His abandonment of the promised veto of the military bill that threatened to unleash the military in the homeland to capture, and detain indefinitely without charges, anyone suspected of being a member of al Qaeda or of “substantially supporting” them is another sign that his campaign pledge to be vigilant about civil liberties in the war on terror was a lie. Yes, a radical part has been removed – and the civilian criminal law system will not be actually prevented by law from being used to capture and prosecute al Qaeda suspects within the US. So complete militarization of domestic law enforcement – when anyone in authority screams the word “enemy combatant” – has been avoided. But not because Obama opposed the idea in principle, but because he opposed its encroachment on executive power. As Charlie Savage noted this morning,

The White House said in a statement that adjustments made by a House-Senate conference committee had sufficiently addressed its concerns. “As a result of these changes, we have concluded that the language does not challenge or constrain the president’s ability to collect intelligence, incapacitate dangerous terrorists, and protect the American people, and the president’s senior advisors will not recommend a veto,” it said.

Notice not a whit of concern for civil liberties at all. So the very worst is avoided – for the wrong reasons. As one caustic Greenwald commentator put it,

Concerns about freedoms have been addressed. Presidential freedoms.

And something else much more damaging will be done: Obama will sign a bill that enshrines in law the previously merely alleged executive power of indefinite detention without trial of terror suspects. Greenwald is right that Obama has never explicitly rejected such a power in all cases, but until now, he has not actually gone so far as to put his signature behind its codification. That matters. Just as torture was reversible until John McCain caved and signed it into law in 2006, so the executive power of indefinite detention within America’s prison system might have been quarantined to the Bush-Cheney years. No longer. This soon-to-be-legislated power will also apply to American civilians.

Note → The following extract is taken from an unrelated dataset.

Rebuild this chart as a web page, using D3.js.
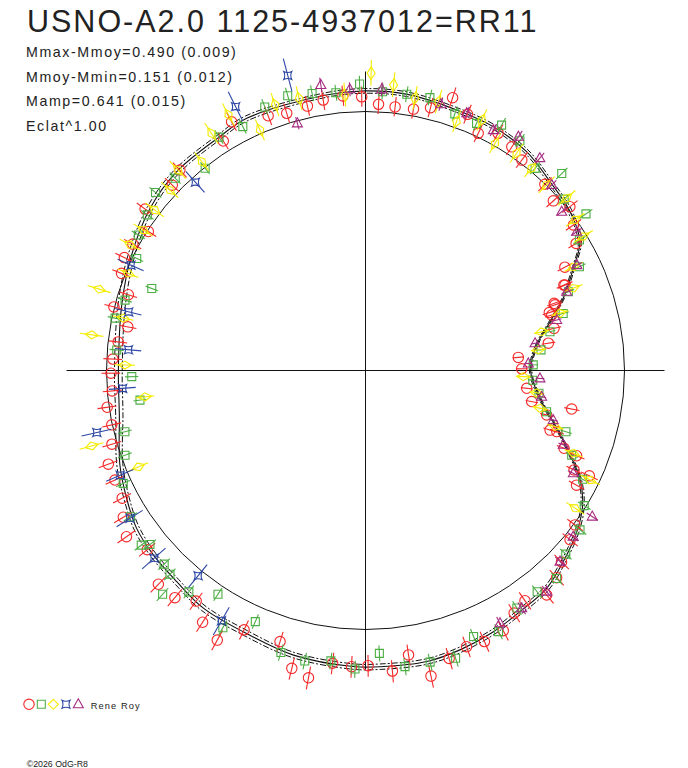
<!DOCTYPE html>
<html>
<head>
<meta charset="utf-8">
<script src="https://cdn.jsdelivr.net/npm/d3@7"></script>
<style>
  body { margin: 0; background: #fff; }
  svg { display: block; }
  text { font-family: "Liberation Sans", Arial, sans-serif; fill: #222; }
</style>
</head>
<body>
<svg id="chart"></svg>
<script>
// star + stats
let starName = 'USNO-A2.0 1125-4937012=RR11';
let statLabels = ['Mmax-Mmoy', 'Mmoy-Mmin', 'Mamp'];
let statValues = [0.490, 0.151, 0.641];
let statErrors = [0.009, 0.012, 0.015];
let eclatPow = 1.00;
let observer = 'Rene Roy';

// mean curve : [phase, mag - Mmoy]
let curvePhase = [0.0000, 0.0236, 0.0410, 0.0558, 0.0728, 0.0861, 0.1050, 0.1270, 0.1490, 0.1730,
  0.1960, 0.2260, 0.2500, 0.2725, 0.3200, 0.3392, 0.3708, 0.3972, 0.4269, 0.4583,
  0.5000, 0.5283, 0.5583, 0.5783, 0.5961, 0.6139, 0.6339, 0.6547, 0.6803, 0.7106,
  0.7433, 0.7578, 0.7831, 0.8019, 0.8225, 0.8406, 0.8606, 0.8778, 0.8964, 0.9117,
  0.9258, 0.9378, 0.9533, 0.9747];
let curveMag = [-0.489, -0.437, -0.332, -0.225, -0.121, -0.038, 0.000, 0.021, 0.052, 0.066,
  0.069, 0.082, 0.083, 0.078, 0.080, 0.067, 0.062, 0.044, 0.008, -0.028,
  -0.051, -0.038, 0.017, 0.049, 0.077, 0.089, 0.097, 0.114, 0.117, 0.136,
  0.146, 0.147, 0.150, 0.141, 0.126, 0.109, 0.097, 0.065, 0.028, -0.015,
  -0.083, -0.171, -0.282, -0.415];
let curveSigma = [0.008, 0.008, 0.008, 0.008, 0.008, 0.008, 0.009, 0.009, 0.009, 0.009,
  0.009, 0.009, 0.009, 0.009, 0.010, 0.010, 0.011, 0.012, 0.014, 0.016,
  0.017, 0.016, 0.013, 0.011, 0.011, 0.011, 0.011, 0.011, 0.011, 0.010,
  0.010, 0.010, 0.010, 0.010, 0.010, 0.010, 0.010, 0.009, 0.009, 0.008,
  0.008, 0.008, 0.008, 0.008];

// observations : [phase, mag - Mmoy]
let redPts = [[0.2522,0.060],[0.2631,0.067],[0.2747,0.060],[0.2844,0.048],[0.2973,0.041],[0.3081,0.056],
  [0.3286,0.094],[0.3383,0.045],[0.3689,0.058],[0.3783,0.036],[0.3994,0.058],[0.4094,-0.005],
  [0.4208,0.024],[0.4303,0.030],[0.4397,0.015],[0.4508,-0.043],[0.4606,0.002],[0.4711,-0.075],
  [0.4817,-0.043],[0.4928,-0.026],[0.5017,-0.019],[0.5128,-0.021],[0.5225,0.008],[0.5336,0.002],
  [0.5450,0.021],[0.5556,0.060],[0.5656,0.059],[0.5769,0.064],[0.5867,0.097],[0.5967,0.127],
  [0.6094,0.094],[0.6275,0.151],[0.6389,0.147],[0.6492,0.108],[0.6586,0.159],[0.6700,0.187],
  [0.6803,0.109],[0.7014,0.101],[0.7114,0.184],[0.7208,0.204],[0.7322,0.140],[0.7425,0.147],
  [0.7514,0.142],[0.7642,0.166],[0.7739,0.114],[0.7836,0.204],[0.7950,0.159],[0.8058,0.138],
  [0.8158,0.145],[0.8275,0.139],[0.8375,0.102],[0.8464,0.085],[0.8581,0.117],[0.8686,0.092],
  [0.8769,0.061],[0.8900,0.027],[0.8989,0.005],[0.9208,-0.082],[0.9300,-0.050],[0.9292,-0.124],
  [0.9389,-0.140],[0.9406,-0.211],[0.9508,-0.276],[0.9503,-0.314],[0.9706,-0.229],[0.9617,-0.356],
  [0.9706,-0.463],[0.9825,-0.508],[0.0017,-0.549],[0.0136,-0.569],[0.0236,-0.366],[0.0350,-0.318],
  [0.0461,-0.312],[0.0531,-0.278],[0.0644,-0.192],[0.2422,0.031],[0.2322,0.026],[0.2211,0.028],
  [0.2114,0.048],[0.2008,0.109],[0.1897,0.068],[0.1794,0.015],[0.1689,0.052],[0.1578,0.034],
  [0.1483,0.013],[0.1280,-0.002],[0.1169,-0.025],[0.1075,0.012],[0.0972,-0.022],[0.0864,-0.056],
  [0.0761,-0.155],[0.0647,-0.197],[0.0544,-0.279],[0.0486,-0.321]];

let greenPts = [[0.2533,0.110],[0.2669,0.082],[0.2803,0.093],[0.2939,0.106],[0.3081,0.093],[0.3242,0.057],
  [0.3392,0.067],[0.3567,-0.004],[0.3742,0.047],[0.3881,0.066],[0.4014,0.037],[0.4144,0.023],
  [0.4275,-0.018],[0.4417,-0.134],[0.4547,-0.036],[0.4672,-0.013],[0.4869,-0.040],[0.5042,-0.111],
  [0.5208,-0.141],[0.5397,-0.046],[0.5539,-0.017],[0.5694,0.034],[0.5886,0.072],[0.6053,0.101],
  [0.6081,0.073],[0.6219,0.082],[0.6283,0.094],[0.6328,0.167],[0.6428,0.097],[0.6572,0.037],
  [0.6694,0.138],[0.6842,0.062],[0.7036,0.139],[0.7172,0.148],[0.7311,0.132],[0.7444,0.155],
  [0.7578,0.097],[0.7711,0.155],[0.7847,0.155],[0.7983,0.165],[0.8114,0.112],[0.8250,0.134],
  [0.8403,0.091],[0.8550,0.085],[0.8683,0.094],[0.8819,0.052],[0.8983,0.034],[0.9119,-0.008],
  [0.9261,-0.070],[0.9380,-0.163],[0.9528,-0.230],[0.9644,-0.361],[0.9792,-0.426],[0.9908,-0.473],
  [0.0053,-0.471],[0.0589,-0.189],[0.0447,-0.250],[0.0330,-0.345],[0.0186,-0.415],[0.2403,0.082],
  [0.2264,0.082],[0.2131,0.086],[0.1967,0.052],[0.1828,0.049],[0.1694,0.087],[0.1558,0.072],
  [0.1389,0.020],[0.1253,0.077],[0.1133,0.014],[0.0983,0.047],[0.0872,-0.036],[0.0719,-0.093]];

let yellowPts = [[0.2470,0.150],[0.2619,0.070],[0.2881,0.085],[0.3022,0.087],[0.3158,0.015],[0.3283,0.123],
  [0.3417,0.095],[0.3558,0.026],[0.3697,0.063],[0.3814,0.029],[0.3964,0.024],[0.4103,0.016],
  [0.4219,0.033],[0.4381,-0.011],[0.4528,0.078],[0.4661,-0.048],[0.4794,0.069],[0.4964,-0.080],
  [0.5189,-0.167],[0.5428,0.100],[0.5639,-0.053],[0.2344,0.111],[0.2214,0.072],[0.2078,0.079],
  [0.1942,0.025],[0.1808,0.069],[0.1675,0.010],[0.1533,0.023],[0.1406,0.011],[0.1270,0.001],
  [0.1128,0.024],[0.0992,-0.004],[0.0878,-0.014],[0.0736,-0.118],[0.0600,-0.160],[0.0344,-0.393],
  [0.0456,-0.266],[0.0189,-0.432],[0.9938,-0.537],[0.9794,-0.441],[0.9661,-0.404],[0.9542,-0.293],
  [0.9397,-0.159],[0.9278,-0.039],[0.9075,-0.035]];

let bluePts = [[0.2910,0.178],[0.3228,0.138],[0.3669,-0.022],[0.4328,-0.008],[0.4614,-0.065],[0.4861,-0.092],
  [0.5117,-0.067],[0.5361,0.068],[0.5642,0.032],[0.5892,0.077],[0.6156,0.095],[0.6411,0.024],
  [0.6669,0.118]];

let purplePts = [[0.2747,0.119],[0.2589,0.091],[0.2928,-0.011],[0.2408,0.091],[0.2061,0.072],[0.1903,0.071],
  [0.1722,0.054],[0.1578,0.082],[0.1406,0.064],[0.1247,0.016],[0.1083,-0.028],[0.0925,-0.027],
  [0.0736,-0.100],[0.0594,-0.197],[0.0411,-0.293],[0.0253,-0.446],[0.0069,-0.503],[0.9928,-0.428],
  [0.9764,-0.407],[0.9589,-0.313],[0.9428,-0.221],[0.9269,-0.120],[0.9089,0.044],[0.8925,0.029],
  [0.8764,0.056],[0.8592,0.107],[0.8425,0.102],[0.8278,0.109]];

// typical error (mag) per series
let seriesErr = [0.040, 0.031, 0.047, 0.060, 0.027];

let width = 688;
let height = 768;
let cx = 365.5;
let cy = 370.5;
let R0 = 259;
let axisHalf = 299;

let svg = d3.select('#chart')
  .attr('width', width)
  .attr('height', height);

svg.append('rect')
  .attr('width', width)
  .attr('height', height)
  .attr('fill', '#fff');

// radius is proportional to 1 / eclat (mean level = circle)
let rScale = d3.scaleLinear().domain([0, 1]).range([0, R0]);
let radius = dm => rScale(Math.pow(Math.pow(10, 0.4 * dm), eclatPow));
// phase 0 on the right, increasing counter-clockwise
let aScale = d3.scaleLinear().domain([0, 1]).range([Math.PI / 2, Math.PI / 2 - 2 * Math.PI]);

let plot = svg.append('g')
  .attr('transform', `translate(${cx},${cy})`);

// reference circle
plot.append('circle')
  .attr('r', rScale(1))
  .attr('fill', 'none')
  .attr('stroke', '#111')
  .attr('stroke-width', 1);

// axes
plot.append('line')
  .attr('x1', -axisHalf).attr('x2', axisHalf)
  .attr('y1', 0).attr('y2', 0)
  .attr('stroke', '#111');
plot.append('line')
  .attr('x1', 0).attr('x2', 0)
  .attr('y1', -axisHalf).attr('y2', axisHalf)
  .attr('stroke', '#111');

// mean curve + band
let knots = curvePhase.map((p, i) => ({ p: p, m: curveMag[i], s: curveSigma[i] }));

let radialLine = off => d3.lineRadial()
  .angle(d => aScale(d.p))
  .radius(d => radius(d.m + off * d.s))
  .curve(d3.curveCatmullRomClosed.alpha(0.5));

[-1, 1].forEach(off => {
  plot.append('path')
    .attr('d', radialLine(off)(knots))
    .attr('fill', 'none')
    .attr('stroke', '#111')
    .attr('stroke-width', 1)
    .attr('stroke-dasharray', '6,2,2,2');
});

plot.append('path')
  .attr('d', radialLine(0)(knots))
  .attr('fill', 'none')
  .attr('stroke', '#111')
  .attr('stroke-width', 1.1);

// marker shapes
let shapes = {
  circle: 'M5.2,0A5.2,5.2 0 1,1 -5.2,0A5.2,5.2 0 1,1 5.2,0Z',
  square: 'M-4,-4H4V4H-4Z',
  diamond: 'M0,-6.5L4,0L0,6.5L-4,0Z',
  star: 'M-4,-4Q0,-2 4,-4Q2,0 4,4Q0,2 -4,4Q-2,0 -4,-4Z',
  triangle: 'M0,-5.5L5,3.5L-5,3.5Z'
};

let series = [
  { data: redPts, color: '#f42828', shape: 'circle', rotate: false },
  { data: greenPts, color: '#4cae44', shape: 'square', rotate: false },
  { data: yellowPts, color: '#f4ec00', shape: 'diamond', rotate: true },
  { data: bluePts, color: '#2c46a4', shape: 'star', rotate: false },
  { data: purplePts, color: '#a42a80', shape: 'triangle', rotate: false }
];

series.forEach((s, si) => {
  let err = seriesErr[si];
  let g = plot.append('g')
    .attr('fill', 'none')
    .attr('stroke', s.color)
    .attr('stroke-width', 1.1);

  let pts = g.selectAll('g')
    .data(s.data)
    .enter()
    .append('g');

  pts.append('line')
    .attr('x1', d => radius(d[1] - err) * Math.sin(aScale(d[0])))
    .attr('y1', d => -radius(d[1] - err) * Math.cos(aScale(d[0])))
    .attr('x2', d => radius(d[1] + err) * Math.sin(aScale(d[0])))
    .attr('y2', d => -radius(d[1] + err) * Math.cos(aScale(d[0])));

  pts.append('path')
    .attr('d', shapes[s.shape])
    .attr('transform', d => {
      let a = aScale(d[0]);
      let r = radius(d[1]);
      let t = `translate(${r * Math.sin(a)},${-r * Math.cos(a)})`;
      if (s.rotate) t += ` rotate(${a * 180 / Math.PI})`;
      return t;
    });
});

// texts
svg.append('text')
  .attr('x', 27)
  .attr('y', 31.7)
  .attr('font-size', 30.5)
  .attr('letter-spacing', 2)
  .text(starName);

let statLines = statLabels.map((l, i) =>
  `${l}=${statValues[i].toFixed(3)} (${statErrors[i].toFixed(3)})`);
statLines.push('Eclat^' + eclatPow.toFixed(2));

svg.selectAll('text.stat')
  .data(statLines)
  .enter()
  .append('text')
    .classed('stat', true)
    .attr('x', 26)
    .attr('y', (d, i) => 56.7 + i * 24.8)
    .attr('font-size', 14.2)
    .attr('letter-spacing', 1.6)
    .text(d => d);

// legend
let legend = svg.append('g')
  .attr('transform', 'translate(29,704.3)');

series.forEach((s, i) => {
  legend.append('path')
    .attr('d', s.shape === 'diamond' ? 'M0,-5L5,0L0,5L-5,0Z' : shapes[s.shape])
    .attr('transform', `translate(${[0, 12.3, 24.3, 37, 49.3][i]},0)`)
    .attr('fill', 'none')
    .attr('stroke', s.color)
    .attr('stroke-width', 1.1);
});

legend.append('text')
  .attr('x', 61.7)
  .attr('y', 5)
  .attr('font-size', 9.3)
  .attr('letter-spacing', 1.1)
  .text(observer);

svg.append('text')
  .attr('x', 26.7)
  .attr('y', 766.5)
  .attr('font-size', 8.8)
  .text('©2026 OdG-R8');
</script>
</body>
</html>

It is a legal and indefinite abolition of habeas corpus. And you will find every so-called liberty-lover in the GOP (with Ron Paul as the exception) rushing to vote for it.

Compare Obama with Truman, as Greenwald notes:

This is the first time indefinite detention has been enshrined in law since the McCarthy era of the 1950s, when — as the ACLU put it — “President Truman had the courage to veto” the Internal Security Act of 1950 on the ground that it “would make a mockery of our Bill of Rights” and then watched Congress override the veto. That Act authorized the imprisonment of Communists and other “subversives” without the necessity of full trials or due process (many of the most egregious provisions of that bill were repealed by the 1971 Non-Detention Act, and are now being rejuvenated by these War on Terror policies of indefinite detention). President Obama, needless to say, is not Harry Truman.

He’ll just play the part for re-election.